Con el borrador del decreto, el ministro vuelve a un reservado de Horcher, Zalacaín o Jockey -¿volován de puturrú?- cuando en Fuencarral, Hortaleza y San Blas, la plantilla está en los bares -¿cortezas al alioli?-. Todos brindan al sol y el decreto se tramita. Vuela por Aluche, Orcasitas y Entrevías la hoja donde aparece publicado. Él solía decirle a ella: 'Tengo ganas de dejarlo'. Y ella le contestaba: '¿De qué vamos a vivir?' En la televisión proclama un cura con un tarro de mantequilla: 'Hemos inventado el vivir sin trabajar'. Parece una octavilla, pero es una norma. En Vallecas, Moratalaz, Vicálvaro -¡a la rica panceta!-, los jóvenes ocupan el puesto de los veteranos en las condiciones previstas por los comensales del ministro. Los sociólogos aventuraron las consecuencias de esta revolución silenciosa, como la definen los periodistas: a los jóvenes les cuesta madrugar y los veteranos no duermen. Desde bien temprano estos prejubilados, como les llaman en todas partes, actualizan la cartilla en la Caja, piden cita en el ambulatorio, consultan las ofertas de viajes del Inserso. Por la tarde ocupan los bares y los parques de la periferia. Si llueve, juegan al mús; si hace bueno, a la petanca. En los bares no los quieren porque con un chato de vino se hacen eternos; en los parques se aburren de hacer siempre lo mismo. Con el periódico bostezan, la televisión no la entienden y la radio les aturde. No trabajan, pero tampoco descansan. Poco a poco estos tataranietos del Dos de Mayo se resignan a pasar a la historia. Unas estaciones arrastran a otras, los años se suceden, cambian incluso los gobiernos, y el ministro vuelve a reunirse en Jockey, Zalacaín, Horcher -¿cucufato con guindas?- con sus comensales de cámara. Hoy la eterna cuestión se plantea al revés: 'Estos dinosaurios de la clase obrera son un engorro, tardan en entregar la cuchara, gastan el presupuesto del Estado, no compran en los grandes almacenes'. Cuando los comensales atraviesan con su coche Orcasitas, Casa de Campo, Parque Tierno Galván -¿criadillas gescartera?-, ven abúlica a la famélica legión. 'Es un despilfarro esta fuerza improductiva. Todavía se le puede sacar partido'. El ministro se ríe: 'Pero si les retiramos de trabajar, ¿no os acordáis?'. El comensal más brillante apunta: 'Sé de uno que te ayudará a cambiar las cosas'.

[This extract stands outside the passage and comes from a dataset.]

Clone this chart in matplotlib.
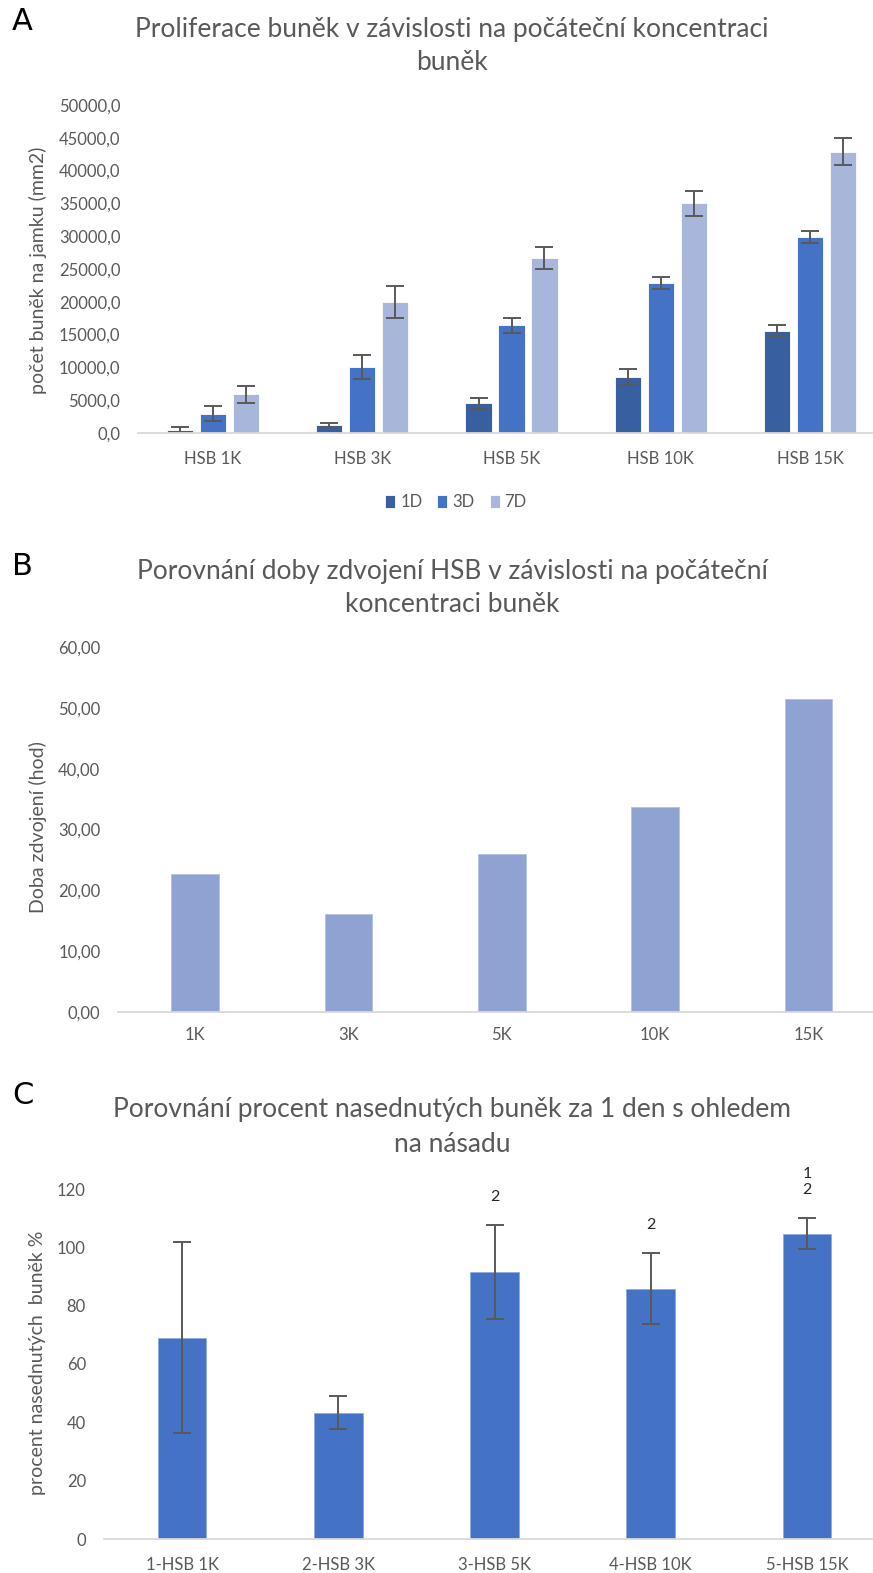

En la plaza de San Juan de la Cruz cabalga un general gallego. El coche oficial llega raudo a la televisión de Prado del Rey. 'Circulación con vaselina', pondera el chófer. En el estudio colocan al ministro un mandil y un gorro blancos. 'Yo soy aquel', le recuerda el cocinero predilecto del comensal más brillante. 'A ver cómo sale la tortilla', dice el ministro. Y el cocinero plantea: '¿Francesa o paisana?'. Como el ministro no sabe ni contesta, el cocinero le indica: 'Casque esos huevos y bátalos a ritmo carioca'. En un fogón cercano calienta el aceite de las reivindicaciones obreras. '¿Quema?', pregunta el ministro. 'Está que arde', contesta el cocinero. Tras volcar en la sartén la mezcla, el cocinero ordena al ministro: 'Haga que cuaje'. El ministro empuña la espumadera ante los fotógrafos: 'Es mi bautismo de fuego', explica. El cocinero apunta: 'Dele la vuelta'. El ministro toma una tapadera, la encaja en la sartén y juega a cambiar el orden de los factores. Arriba, abajo, lo repite una y otra vez como si fuera un yoyó. 'He dado la vuelta a la tortilla', anuncia entusiasmado. Los comensales aplauden y en el suburbio se va la luz.